Na passada terça-feira o jornal “Público” dedicou quatro páginas à atual situação em Macau. Dois jornalistas (Hugo Pinto e Isabel Castro, esta ex-residente naquele território) denunciaram a violação do acordo assinado em 1987 sobre a transferência da soberania de Portugal para a China.
Aquele acordo previa que, durante 50 anos, seriam mantidos em Macau os direitos, liberdades e garantias ali vigentes. Afinal, parece que o período de 50 anos, que terminaria em 2049, já acabou.
O mesmo está a acontecer em Hong-Kong, mas aí com forte e corajosa resistência dos democratas locais e intensa cobertura mediática no Reino Unido, o antigo “soberano”.
Em Macau nunca houve resistência democrática significativa, antes e depois do 25 de Abril. E Portugal parece ter-se esquecido daquele território, onde ainda vivem 170 mil portugueses.
Assim, a dois meses de eleições em Macau, uma comissão eleitoral decidiu excluir 21 candidatos, que pretendiam entrar na Assembleia Legislativa do território. Motivo: esses candidatos poderiam não respeitar a Lei Básica daquela região administrativa especial, bem como a constituição chinesa. Tradução: não davam garantias de respeitar os ditames do Partido Comunista Chinês (PCC).
A Televisão de Macau (TDM) passou a ser um órgão de propaganda do PCC; 10 jornalistas portugueses já se demitiram. A TDM, hoje, não divulga informações ou opiniões contrárias às políticas do PCC. Mais de metade dos jornalistas da Rádio Macau também se demitiram por idênticos motivos.
A tradicional vigília anual, em memória das vítimas do massacre de Tiananmen, passou a ser proibida em Macau, apesar de geralmente não envolver mais do que algumas dezenas de pessoas.
Em contrapartida, no corrente ano em Hong Kong e Macau pela primeira vez foi celebrado o aniversário do PCC, com os transportes públicos e os aparelhos de pagamentos eletrónicos exibindo símbolos da força política do PCC.
Todas estas mudanças aconteceram “sem que nenhuma lei tenha sido alterada”. É significativo: tal como acontecia com as palavras dos reis nas monarquias absolutas, a palavra do PCC tem força de lei, é superior a tudo e a todos.
Dois comentários breves.

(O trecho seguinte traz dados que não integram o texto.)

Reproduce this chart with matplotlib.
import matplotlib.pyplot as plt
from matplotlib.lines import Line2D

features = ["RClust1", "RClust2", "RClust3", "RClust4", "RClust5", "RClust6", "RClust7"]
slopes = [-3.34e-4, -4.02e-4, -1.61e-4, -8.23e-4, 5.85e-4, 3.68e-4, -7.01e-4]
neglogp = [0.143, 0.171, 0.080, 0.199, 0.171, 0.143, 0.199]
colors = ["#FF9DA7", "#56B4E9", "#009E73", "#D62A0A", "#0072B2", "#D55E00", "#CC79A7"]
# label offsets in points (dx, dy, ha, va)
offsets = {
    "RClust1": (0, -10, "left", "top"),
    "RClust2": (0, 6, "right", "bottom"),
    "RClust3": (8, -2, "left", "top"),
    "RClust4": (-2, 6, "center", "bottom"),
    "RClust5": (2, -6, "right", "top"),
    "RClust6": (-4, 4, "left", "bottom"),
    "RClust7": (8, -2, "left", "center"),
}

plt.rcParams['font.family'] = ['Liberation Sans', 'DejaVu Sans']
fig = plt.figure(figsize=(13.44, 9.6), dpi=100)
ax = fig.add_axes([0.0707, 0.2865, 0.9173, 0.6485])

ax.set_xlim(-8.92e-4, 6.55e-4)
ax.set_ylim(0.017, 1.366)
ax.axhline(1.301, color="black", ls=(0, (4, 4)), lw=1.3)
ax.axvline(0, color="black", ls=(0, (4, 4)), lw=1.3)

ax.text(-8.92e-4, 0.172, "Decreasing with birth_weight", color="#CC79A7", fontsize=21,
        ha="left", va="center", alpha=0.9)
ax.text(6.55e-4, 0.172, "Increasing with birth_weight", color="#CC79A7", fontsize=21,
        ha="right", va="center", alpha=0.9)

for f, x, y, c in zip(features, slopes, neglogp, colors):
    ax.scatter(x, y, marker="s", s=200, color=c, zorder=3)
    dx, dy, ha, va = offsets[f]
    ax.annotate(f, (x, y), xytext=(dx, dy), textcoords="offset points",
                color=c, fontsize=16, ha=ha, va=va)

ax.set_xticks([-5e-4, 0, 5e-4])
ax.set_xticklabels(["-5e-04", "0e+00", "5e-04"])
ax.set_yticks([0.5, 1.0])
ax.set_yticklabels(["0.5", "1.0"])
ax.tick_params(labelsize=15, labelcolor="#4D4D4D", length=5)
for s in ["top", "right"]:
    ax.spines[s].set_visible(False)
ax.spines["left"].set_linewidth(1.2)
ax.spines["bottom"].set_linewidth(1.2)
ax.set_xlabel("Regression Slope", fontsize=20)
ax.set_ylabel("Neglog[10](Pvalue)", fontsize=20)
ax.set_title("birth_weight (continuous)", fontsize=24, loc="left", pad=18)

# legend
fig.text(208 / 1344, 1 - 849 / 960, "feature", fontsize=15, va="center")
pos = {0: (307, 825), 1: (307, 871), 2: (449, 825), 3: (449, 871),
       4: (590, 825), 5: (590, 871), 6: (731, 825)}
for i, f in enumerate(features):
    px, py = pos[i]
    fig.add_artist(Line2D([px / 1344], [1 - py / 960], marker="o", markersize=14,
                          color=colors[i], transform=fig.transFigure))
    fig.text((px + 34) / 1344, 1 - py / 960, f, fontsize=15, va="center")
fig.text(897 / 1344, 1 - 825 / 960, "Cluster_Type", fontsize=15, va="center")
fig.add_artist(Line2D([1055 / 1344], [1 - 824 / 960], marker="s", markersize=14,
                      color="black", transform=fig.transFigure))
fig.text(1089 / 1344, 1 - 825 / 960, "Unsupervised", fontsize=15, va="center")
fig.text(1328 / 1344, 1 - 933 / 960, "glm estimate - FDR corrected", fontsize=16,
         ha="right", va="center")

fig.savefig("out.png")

Primeiro, para estranhar o silêncio do Governo português face à violação de tratado que Portugal subscreveu de boa-fé.
Em segundo lugar, para compreender que casos como este, além de muitos outros, levem o Presidente Biden a prosseguir uma orientação mais dura em relação à China.
Uma orientação onde os benefícios do livre comércio são por vezes ultrapassados por precauções políticas. O que não agrada a Macron e a Merkel, por exemplo, que apostam no mercado chinês para venderem bens e serviços.
Linha dura que levanta reservas por parte de defensores do liberalismo económico, como é o caso do semanário “The Economist”, que eu muito prezo, mas não avalia bem o que significa a ditadura do PCC.
Xi Xinping tem o objetivo declarado de mostrar ao mundo que o seu regime ultra repressivo é superior às “decadentes” democracias liberais.